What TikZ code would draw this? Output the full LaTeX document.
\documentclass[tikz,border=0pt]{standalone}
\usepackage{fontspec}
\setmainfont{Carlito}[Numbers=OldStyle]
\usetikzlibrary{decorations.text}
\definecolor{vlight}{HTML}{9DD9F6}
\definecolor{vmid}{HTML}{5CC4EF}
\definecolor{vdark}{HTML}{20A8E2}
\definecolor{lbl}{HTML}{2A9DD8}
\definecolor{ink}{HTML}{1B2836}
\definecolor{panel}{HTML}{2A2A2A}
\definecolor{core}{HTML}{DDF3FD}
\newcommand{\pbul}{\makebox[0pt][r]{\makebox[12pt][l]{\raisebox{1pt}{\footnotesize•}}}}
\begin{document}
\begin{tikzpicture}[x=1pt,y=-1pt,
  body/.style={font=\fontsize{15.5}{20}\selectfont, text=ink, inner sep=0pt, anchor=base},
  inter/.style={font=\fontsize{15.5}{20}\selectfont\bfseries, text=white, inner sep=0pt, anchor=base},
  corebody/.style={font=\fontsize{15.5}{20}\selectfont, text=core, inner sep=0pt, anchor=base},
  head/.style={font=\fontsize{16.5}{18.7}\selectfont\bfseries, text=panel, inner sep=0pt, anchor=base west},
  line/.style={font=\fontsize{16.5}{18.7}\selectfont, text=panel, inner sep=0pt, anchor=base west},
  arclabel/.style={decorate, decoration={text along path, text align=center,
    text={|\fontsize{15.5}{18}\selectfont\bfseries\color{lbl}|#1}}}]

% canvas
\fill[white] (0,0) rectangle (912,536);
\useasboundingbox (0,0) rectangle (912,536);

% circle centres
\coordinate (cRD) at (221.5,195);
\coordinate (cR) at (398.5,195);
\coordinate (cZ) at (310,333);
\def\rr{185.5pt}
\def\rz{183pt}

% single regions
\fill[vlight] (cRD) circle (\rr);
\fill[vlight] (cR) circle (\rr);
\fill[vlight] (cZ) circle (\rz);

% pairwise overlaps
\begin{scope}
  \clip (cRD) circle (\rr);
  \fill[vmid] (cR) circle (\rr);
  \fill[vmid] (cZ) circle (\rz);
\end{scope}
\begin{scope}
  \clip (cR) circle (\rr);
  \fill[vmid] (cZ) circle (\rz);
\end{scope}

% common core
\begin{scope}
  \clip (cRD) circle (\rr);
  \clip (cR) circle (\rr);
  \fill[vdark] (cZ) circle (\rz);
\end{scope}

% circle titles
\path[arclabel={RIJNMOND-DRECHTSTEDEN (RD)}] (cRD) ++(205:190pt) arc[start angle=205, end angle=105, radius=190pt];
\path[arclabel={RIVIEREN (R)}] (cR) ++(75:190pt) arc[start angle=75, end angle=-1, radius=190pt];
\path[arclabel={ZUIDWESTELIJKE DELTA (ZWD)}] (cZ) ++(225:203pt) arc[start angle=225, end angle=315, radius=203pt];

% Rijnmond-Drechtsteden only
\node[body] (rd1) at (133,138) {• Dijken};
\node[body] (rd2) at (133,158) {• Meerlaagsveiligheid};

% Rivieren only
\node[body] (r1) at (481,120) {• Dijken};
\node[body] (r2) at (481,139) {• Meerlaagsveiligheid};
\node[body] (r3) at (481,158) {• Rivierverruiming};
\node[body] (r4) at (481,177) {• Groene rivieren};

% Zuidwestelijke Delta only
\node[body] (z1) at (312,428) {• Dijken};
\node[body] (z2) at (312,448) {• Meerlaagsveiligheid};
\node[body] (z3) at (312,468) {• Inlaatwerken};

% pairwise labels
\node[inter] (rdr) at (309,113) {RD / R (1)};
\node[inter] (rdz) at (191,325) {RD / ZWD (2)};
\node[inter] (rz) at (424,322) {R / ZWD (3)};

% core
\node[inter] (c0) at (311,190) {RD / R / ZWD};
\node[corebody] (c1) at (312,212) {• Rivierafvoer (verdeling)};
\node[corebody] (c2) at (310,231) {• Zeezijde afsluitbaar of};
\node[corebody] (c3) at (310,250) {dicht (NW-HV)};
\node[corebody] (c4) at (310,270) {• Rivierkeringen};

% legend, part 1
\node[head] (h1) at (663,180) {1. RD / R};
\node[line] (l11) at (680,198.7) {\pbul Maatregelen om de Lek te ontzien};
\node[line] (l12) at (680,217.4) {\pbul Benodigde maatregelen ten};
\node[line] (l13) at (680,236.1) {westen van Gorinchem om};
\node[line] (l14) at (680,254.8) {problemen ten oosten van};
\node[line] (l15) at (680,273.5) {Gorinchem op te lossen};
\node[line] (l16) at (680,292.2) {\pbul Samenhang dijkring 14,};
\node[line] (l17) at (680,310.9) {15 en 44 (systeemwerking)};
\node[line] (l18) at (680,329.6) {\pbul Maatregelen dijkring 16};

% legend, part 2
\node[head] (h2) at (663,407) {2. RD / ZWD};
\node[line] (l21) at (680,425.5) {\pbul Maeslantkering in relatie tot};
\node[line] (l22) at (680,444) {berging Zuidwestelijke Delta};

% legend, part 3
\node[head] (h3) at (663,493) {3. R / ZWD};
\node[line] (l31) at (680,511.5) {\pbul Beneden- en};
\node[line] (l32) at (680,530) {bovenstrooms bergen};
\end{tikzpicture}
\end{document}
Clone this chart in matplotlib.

§ Problem:
Print out every entry, keeping each one exact.

§ Full response:
What TikZ code would draw this? Output the full LaTeX document.
\documentclass[tikz,border=0pt]{standalone}
\usepackage{fontspec}
\setmainfont{Carlito}[Numbers=OldStyle]
\usetikzlibrary{decorations.text}
\definecolor{vlight}{HTML}{9DD9F6}
\definecolor{vmid}{HTML}{5CC4EF}
\definecolor{vdark}{HTML}{20A8E2}
\definecolor{lbl}{HTML}{2A9DD8}
\definecolor{ink}{HTML}{1B2836}
\definecolor{panel}{HTML}{2A2A2A}
\definecolor{core}{HTML}{DDF3FD}
\newcommand{\pbul}{\makebox[0pt][r]{\makebox[12pt][l]{\raisebox{1pt}{\footnotesize•}}}}
\begin{document}
\begin{tikzpicture}[x=1pt,y=-1pt,
  body/.style={font=\fontsize{15.5}{20}\selectfont, text=ink, inner sep=0pt, anchor=base},
  inter/.style={font=\fontsize{15.5}{20}\selectfont\bfseries, text=white, inner sep=0pt, anchor=base},
  corebody/.style={font=\fontsize{15.5}{20}\selectfont, text=core, inner sep=0pt, anchor=base},
  head/.style={font=\fontsize{16.5}{18.7}\selectfont\bfseries, text=panel, inner sep=0pt, anchor=base west},
  line/.style={font=\fontsize{16.5}{18.7}\selectfont, text=panel, inner sep=0pt, anchor=base west},
  arclabel/.style={decorate, decoration={text along path, text align=center,
    text={|\fontsize{15.5}{18}\selectfont\bfseries\color{lbl}|#1}}}]

% canvas
\fill[white] (0,0) rectangle (912,536);
\useasboundingbox (0,0) rectangle (912,536);

% circle centres
\coordinate (cRD) at (221.5,195);
\coordinate (cR) at (398.5,195);
\coordinate (cZ) at (310,333);
\def\rr{185.5pt}
\def\rz{183pt}

% single regions
\fill[vlight] (cRD) circle (\rr);
\fill[vlight] (cR) circle (\rr);
\fill[vlight] (cZ) circle (\rz);

% pairwise overlaps
\begin{scope}
  \clip (cRD) circle (\rr);
  \fill[vmid] (cR) circle (\rr);
  \fill[vmid] (cZ) circle (\rz);
\end{scope}
\begin{scope}
  \clip (cR) circle (\rr);
  \fill[vmid] (cZ) circle (\rz);
\end{scope}

% common core
\begin{scope}
  \clip (cRD) circle (\rr);
  \clip (cR) circle (\rr);
  \fill[vdark] (cZ) circle (\rz);
\end{scope}

% circle titles
\path[arclabel={RIJNMOND-DRECHTSTEDEN (RD)}] (cRD) ++(205:190pt) arc[start angle=205, end angle=105, radius=190pt];
\path[arclabel={RIVIEREN (R)}] (cR) ++(75:190pt) arc[start angle=75, end angle=-1, radius=190pt];
\path[arclabel={ZUIDWESTELIJKE DELTA (ZWD)}] (cZ) ++(225:203pt) arc[start angle=225, end angle=315, radius=203pt];

% Rijnmond-Drechtsteden only
\node[body] (rd1) at (133,138) {• Dijken};
\node[body] (rd2) at (133,158) {• Meerlaagsveiligheid};

% Rivieren only
\node[body] (r1) at (481,120) {• Dijken};
\node[body] (r2) at (481,139) {• Meerlaagsveiligheid};
\node[body] (r3) at (481,158) {• Rivierverruiming};
\node[body] (r4) at (481,177) {• Groene rivieren};

% Zuidwestelijke Delta only
\node[body] (z1) at (312,428) {• Dijken};
\node[body] (z2) at (312,448) {• Meerlaagsveiligheid};
\node[body] (z3) at (312,468) {• Inlaatwerken};

% pairwise labels
\node[inter] (rdr) at (309,113) {RD / R (1)};
\node[inter] (rdz) at (191,325) {RD / ZWD (2)};
\node[inter] (rz) at (424,322) {R / ZWD (3)};

% core
\node[inter] (c0) at (311,190) {RD / R / ZWD};
\node[corebody] (c1) at (312,212) {• Rivierafvoer (verdeling)};
\node[corebody] (c2) at (310,231) {• Zeezijde afsluitbaar of};
\node[corebody] (c3) at (310,250) {dicht (NW-HV)};
\node[corebody] (c4) at (310,270) {• Rivierkeringen};

% legend, part 1
\node[head] (h1) at (663,180) {1. RD / R};
\node[line] (l11) at (680,198.7) {\pbul Maatregelen om de Lek te ontzien};
\node[line] (l12) at (680,217.4) {\pbul Benodigde maatregelen ten};
\node[line] (l13) at (680,236.1) {westen van Gorinchem om};
\node[line] (l14) at (680,254.8) {problemen ten oosten van};
\node[line] (l15) at (680,273.5) {Gorinchem op te lossen};
\node[line] (l16) at (680,292.2) {\pbul Samenhang dijkring 14,};
\node[line] (l17) at (680,310.9) {15 en 44 (systeemwerking)};
\node[line] (l18) at (680,329.6) {\pbul Maatregelen dijkring 16};

% legend, part 2
\node[head] (h2) at (663,407) {2. RD / ZWD};
\node[line] (l21) at (680,425.5) {\pbul Maeslantkering in relatie tot};
\node[line] (l22) at (680,444) {berging Zuidwestelijke Delta};

% legend, part 3
\node[head] (h3) at (663,493) {3. R / ZWD};
\node[line] (l31) at (680,511.5) {\pbul Beneden- en};
\node[line] (l32) at (680,530) {bovenstrooms bergen};
\end{tikzpicture}
\end{document}
Clone this chart in matplotlib.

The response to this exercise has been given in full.